Work required: Return, without pictures, the lines from the start of the data through the one that contains "key_friction = [1.0, 2.0, 0.0, -2.0, -1.0]".

Data provided:
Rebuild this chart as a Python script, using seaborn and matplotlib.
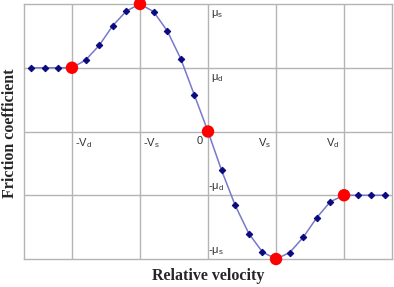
import numpy as np
import pandas as pd
import seaborn as sns
import matplotlib
matplotlib.use("Agg")
import matplotlib.pyplot as plt

# Curve samples (relative velocity in units of Vs, friction in units of mu_d)
velocity = [-2.6, -2.4, -2.2, -2.0, -1.8, -1.6, -1.4, -1.2, -1.0, -0.8, -0.6, -0.4, -0.2,
            0.0, 0.2, 0.4, 0.6, 0.8, 1.0, 1.2, 1.4, 1.6, 1.8, 2.0, 2.2, 2.4, 2.6]
friction = [1.0, 1.0, 1.0, 1.0, 1.12, 1.35, 1.66, 1.89, 2.0, 1.88, 1.58, 1.14, 0.57,
            0.0, -0.61, -1.16, -1.6, -1.89, -2.0, -1.9, -1.66, -1.35, -1.1, -1.0, -1.0, -1.0, -1.0]

# Key points (red)
key_velocity = [-2.0, -1.0, 0.0, 1.0, 2.0]
key_friction = [1.0, 2.0, 0.0, -2.0, -1.0]

# Tick labels drawn inside the plot
x_ticks = [-2, -1, 0, 1, 2]
x_labels = [r"-V$_\mathregular{d}$", r"-V$_\mathregular{s}$", "0",
            r"V$_\mathregular{s}$", r"V$_\mathregular{d}$"]
y_ticks = [2, 1, -1, -2]
y_labels = [r"μ$_\mathregular{s}$", r"μ$_\mathregular{d}$",
            r"-μ$_\mathregular{d}$", r"-μ$_\mathregular{s}$"]

df = pd.DataFrame({"v": velocity, "f": friction})
df_key = pd.DataFrame({"v": key_velocity, "f": key_friction})

sns.set_style("white")
plt.rcParams["font.family"] = ["Liberation Sans", "DejaVu Sans"]
plt.rcParams["mathtext.fontset"] = "custom"
plt.rcParams["mathtext.rm"] = "Liberation Sans"

fig = plt.figure(figsize=(3.94, 2.87), dpi=100)
ax = fig.add_axes([24 / 394, 1 - 259 / 287, 368 / 394, 255 / 287])

grid_col = "#b4b4b4"
ax.set_xlim(-2.705, 2.705)
ax.set_ylim(-2, 2)
ax.set_xticks(x_ticks)
ax.set_yticks([-1, 0, 1])
ax.set_xticklabels([])
ax.set_yticklabels([])
ax.tick_params(length=0)
ax.grid(True, color=grid_col, linewidth=1)
for s in ax.spines.values():
    s.set_color(grid_col)
    s.set_linewidth(1)

sns.lineplot(data=df, x="v", y="f", ax=ax, color="#7878cc", linewidth=1.1,
             marker="D", markersize=3.3, markerfacecolor="#0a0a80",
             markeredgecolor="#0a0a80", zorder=3)
sns.scatterplot(data=df_key, x="v", y="f", ax=ax, color="#ff0000", s=80,
                edgecolor="none", zorder=4, clip_on=False)

# x tick labels just below the zero line
for xv, lab in zip(x_ticks, x_labels):
    if xv < 0:
        ax.text(xv + 0.04, -0.07, lab, ha="left", va="top", fontsize=8, color="#333333")
    else:
        ax.text(xv - 0.07, -0.07, lab, ha="right", va="top", fontsize=8, color="#333333")

# y tick labels along the zero velocity line
for yv, lab in zip(y_ticks, y_labels):
    if yv > 0:
        ax.text(0.04, yv - 0.06, lab, ha="left", va="top", fontsize=8, color="#333333")
    else:
        ax.text(0.0, yv + 0.03, lab, ha="left", va="bottom", fontsize=8, color="#333333")

ax.set_xlabel("")
ax.set_ylabel("")
fig.text(208 / 394, 1 - 276 / 287, "Relative velocity", ha="center", va="center",
         fontsize=11.5, fontweight="bold", family="Liberation Serif")
fig.text(10 / 394, 1 - 133 / 287, "Friction coefficient", ha="center", va="center",
         rotation=90, fontsize=11.5, fontweight="bold", family="Liberation Serif")

fig.savefig("out.png", dpi=100)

Worked solution:
Rebuild this chart as a Python script, using seaborn and matplotlib.
import numpy as np
import pandas as pd
import seaborn as sns
import matplotlib
matplotlib.use("Agg")
import matplotlib.pyplot as plt

# Curve samples (relative velocity in units of Vs, friction in units of mu_d)
velocity = [-2.6, -2.4, -2.2, -2.0, -1.8, -1.6, -1.4, -1.2, -1.0, -0.8, -0.6, -0.4, -0.2,
            0.0, 0.2, 0.4, 0.6, 0.8, 1.0, 1.2, 1.4, 1.6, 1.8, 2.0, 2.2, 2.4, 2.6]
friction = [1.0, 1.0, 1.0, 1.0, 1.12, 1.35, 1.66, 1.89, 2.0, 1.88, 1.58, 1.14, 0.57,
            0.0, -0.61, -1.16, -1.6, -1.89, -2.0, -1.9, -1.66, -1.35, -1.1, -1.0, -1.0, -1.0, -1.0]

# Key points (red)
key_velocity = [-2.0, -1.0, 0.0, 1.0, 2.0]
key_friction = [1.0, 2.0, 0.0, -2.0, -1.0]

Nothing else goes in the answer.